'Buzlar çözülmeden' ne olur?
Türkiye'nin hâline bakıp da Cevat Fehmi Başkut'un o ünlü eseri "Buzlar Çözülmeden"i hatırlamamak mümkün mü? Oyununu seyretmediyseniz kitabını okumuşsunuzdur, kitabını okumamışsanız filmini...
Türkiye'nin hâline bakıp da Cevat Fehmi Başkut'un o ünlü eseri "Buzlar Çözülmeden"i hatırlamamak mümkün mü?
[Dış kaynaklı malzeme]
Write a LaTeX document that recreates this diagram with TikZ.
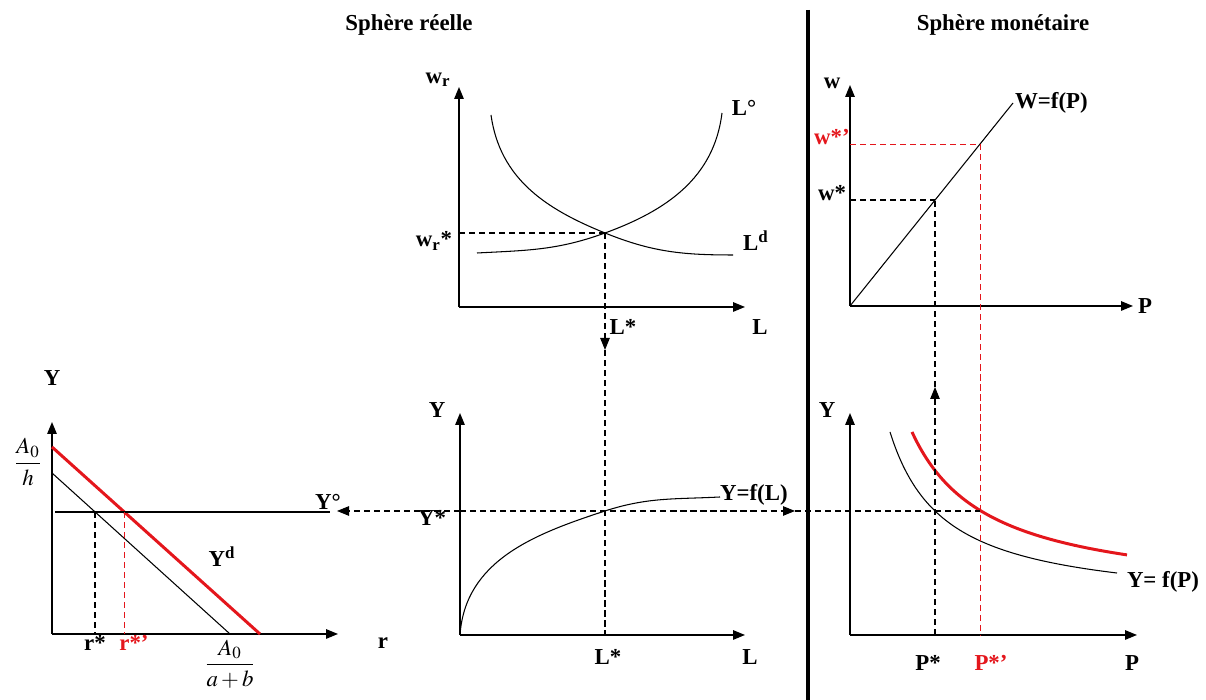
\documentclass[tikz,border=0pt]{standalone}
\usepackage{amsmath}
\usepackage{mathptmx}
\usepackage{fontspec}
\setmainfont{Liberation Serif}
\usepackage{tikz}
\usetikzlibrary{arrows.meta,positioning,calc}
\definecolor{ecored}{RGB}{228,22,28}

\begin{document}
\begin{tikzpicture}[
    x=0.2mm, y=0.2mm,
    >={Triangle[length=2.4mm,width=1.9mm]},
    axis/.style     = {line width=0.8pt, ->},
    curve/.style    = {line width=0.6pt},
    redcurve/.style = {line width=1.7pt, draw=ecored},
    guide/.style    = {line width=0.6pt, dash pattern=on 3.5pt off 2.2pt},
    redguide/.style = {guide, draw=ecored, line width=0.5pt},
    lbl/.style      = {font=\fontsize{13}{15}\selectfont\bfseries, inner sep=1pt},
    redlbl/.style   = {lbl, text=ecored},
    frac/.style     = {font=\fontsize{13}{15}\selectfont, inner sep=1pt},
]
\useasboundingbox (0,0) rectangle (1206,700);

% titles and separator
\node[lbl] (tReal) at (409,675) {Sphère réelle};
\node[lbl] (tMon)  at (1003,675) {Sphère monétaire};
\coordinate (sepTop) at (808,690);
\coordinate (sepBot) at (808,0);
\draw[line width=2.8pt] (sepTop) -- (sepBot);

% labour market (top middle)
\coordinate (oLab) at (459,393);
\coordinate (lab-y) at (459,613);
\coordinate (lab-x) at (745,393);
\coordinate (eLab) at (605,467);
\draw[axis] (oLab) -- (lab-y);
\draw[axis] (oLab) -- (lab-x);
\draw[curve] (477,447) to[out=3,in=200] (eLab) to[out=20,in=263] (722,587);
\draw[curve] (491,585) to[out=-82,in=158] (eLab) to[out=-22,in=180] (733,445);
\draw[guide] (oLab |- eLab) -- (eLab);
\node[lbl] (wr)    at (438,620) {w\textsubscript{r}};
\node[lbl] (Lo)    at (744,592) {L°};
\node[lbl] (Ld)    at (756,459) {L\textsuperscript{d}};
\node[lbl] (wrs)   at (434,459) {w\textsubscript{r}*};
\node[lbl] (Ls1)   at (623,373) {L*};
\node[lbl] (Lax1)  at (760,373) {L};

% production function (bottom middle)
\coordinate (oProd) at (460,65);
\coordinate (prod-y) at (460,287);
\coordinate (prod-x) at (745,65);
\coordinate (eProd) at (605,189);
\draw[axis] (oProd) -- (prod-y);
\draw[axis] (oProd) -- (prod-x);
\draw[curve] (oProd) to[out=86,in=198] (eProd) to[out=18,in=183] (720,203);
\node[lbl, anchor=west] (YfL) at (718,205) {Y=f(L)};
\node[lbl] (Yax2)  at (437,290) {Y};
\node[lbl] (Ys)    at (432,182) {Y*};
\node[lbl] (Ls2)   at (608,43) {L*};
\node[lbl] (Lax2)  at (750,43) {L};

% L* link
\coordinate (Larr) at (605,350);
\draw[guide,->] (eLab) -- (Larr);
\draw[guide] (Larr) -- (eProd |- oProd);

% goods market (bottom left)
\coordinate (oGood) at (52,66);
\coordinate (good-y) at (52,278);
\coordinate (good-x) at (338,66);
\coordinate (eGood) at (95,188);
\coordinate (eGoodR) at (124,188);
\draw[axis] (oGood) -- (good-y);
\draw[axis] (oGood) -- (good-x);
\draw[curve] (52,227) -- (230,66);
\draw[redcurve] (52,253) -- (260,66);
\draw[curve] (55,188) -- (330,188);
\draw[guide] (eGood) -- (eGood |- oGood);
\draw[redguide] (eGoodR) -- (eGoodR |- oGood);
\node[lbl] (Yax1)  at (52,322) {Y};
\node[frac] (A0h)  at (28,238) {$\dfrac{A_0}{h}$};
\node[lbl] (rax)   at (383,57) {r};
\node[lbl] (rs)    at (95,57) {r*};
\node[redlbl] (rss) at (134,57) {r*’};
\node[lbl] (Yd)    at (222,143) {Y\textsuperscript{d}};
\node[frac] (A0ab) at (230,36) {$\dfrac{A_0}{a+b}$};
\node[lbl] (Yo)    at (328,198) {Y°};

% wages and prices (top right)
\coordinate (oWage) at (850,394);
\coordinate (wage-y) at (850,615);
\coordinate (wage-x) at (1133,394);
\coordinate (wEnd) at (1013,597);
\coordinate (eWage) at (935,500);
\coordinate (eWageR) at (980,556);
\draw[axis] (oWage) -- (wage-y);
\draw[axis] (oWage) -- (wage-x);
\draw[curve] (oWage) -- (wEnd);
\draw[guide] (oWage |- eWage) -- (eWage);
\draw[redguide] (oWage |- eWageR) -- (eWageR);
\node[lbl] (wax)   at (832,617) {w};
\node[lbl, anchor=west] (WfP) at (1013,597) {W=f(P)};
\node[redlbl] (wss) at (832,563) {w*’};
\node[lbl] (ws)    at (832,507) {w*};
\node[lbl, anchor=west] (Pax1) at (1136,394) {P};

% aggregate supply (bottom right)
\coordinate (oSup) at (850,65);
\coordinate (sup-y) at (850,287);
\coordinate (sup-x) at (1137,65);
\coordinate (eSup) at (935,189);
\coordinate (eSupR) at (980,189);
\draw[axis] (oSup) -- (sup-y);
\draw[axis] (oSup) -- (sup-x);
\draw[curve] plot[domain=890:1117, samples=70, smooth] (\x, {93+9574/(\x-835.3)});
\draw[redcurve] plot[domain=912:1127, samples=70, smooth] (\x, {101.3+12770/(\x-835.4)});
\node[lbl] (Yax3)  at (827,290) {Y};
\node[lbl] (YfP)   at (1163,118) {Y= f(P)};
\node[lbl] (Ps)    at (928,37) {P*};
\node[redlbl] (Pss) at (991,37) {P*’};
\node[lbl] (Pax2)  at (1132,37) {P};

% P* links
\coordinate (Parr) at (935,313);
\draw[guide,->] (eSup |- oSup) -- (Parr);
\draw[guide] (Parr) -- (eWage);
\draw[redguide] (eWageR) -- (eSupR |- oSup);

% Y* link
\coordinate (YoTip) at (337,189);
\coordinate (YrTip) at (795,189);
\draw[guide,->] (prod-y |- eProd) -- (YoTip);
\draw[guide,->] (prod-y |- eProd) -- (YrTip);
\draw[guide] (YrTip) -- (eSupR);
\end{tikzpicture}
\end{document}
Oyununu seyretmediyseniz kitabını okumuşsunuzdur, kitabını okumamışsanız filmini görmüşsünüzdür. "Deli Deli Küpeli" adıyla da oynadı.
Cevat Fehmi Başkut (1905-1971) eserini 1965'te yazmıştı.
Akıl hastanesinden kaçmış bir "deli"nin, dünyadan kopmuş bir ilçede kaymakamlık yapmasını anlatır. O "deli" buzlar eriyip yeni kaymakam gelene kadar halka kendisinin kaymakam olduğuna inandırmıştır.
Hakikaten, biz, "hastanın/hastaların" farkına varamadık mı?
Anayasa değişikliği, olağan olmayan şartlarda TBMM'den geçirildi. Yine olağan olmayan şartlarda referanduma götürülüyor. Bütün mesele "buzlar çözülmeden", kimse uyanmadan ülkenin Saddamlaştırılması! Saddamlaştırmaya destek, alternatif olması gerekirken, koltuğunu korumak için bir başka partinin kanatları altına sığınan birinden geliyor.
MHP üzerine yazma yetkisini kitaplarıyla ispat eden İkbal Vurucu'nun değerlendirmesine devam ediyorum. Kim ne söyleyecekse şimdiden söylemelidir. Sonra sesi kesilebilir.
İkbal Vurucu, "beka meselesi"ni vurgulayarak şöyle diyor:
"Bir asra yakın bir dönemdir varlığını sürdüren Türkiye Cumhuriyeti'nin bir beka sorunu yaşadığı ilk defa en üst düzeyde Davutoğlu'ndan Başbakanlığı döneminde ve sonra Sayın Cumhurbaşkanı Erdoğan'dan duyuldu. Bu söylem Binali Yıldırım'da bir adım daha ileri gitti ve Başkanlık gelmezse Türkiye'nin bölüneceği, açıkça dillendirildi.
İşte Devlet Bey'in AKP'ye karşı ödediği bedel de bu noktada ortaya çıkıyor. Bizim burada sormamız gereken devlete beka sorunu yaşatan bir iktidara karşı neden demokratik yollarla mücadele edilmeyip de Başkanlık yolunun açıldığıdır? Siyasette muhalefet partisi demek iktidara alternatif olmak demektir.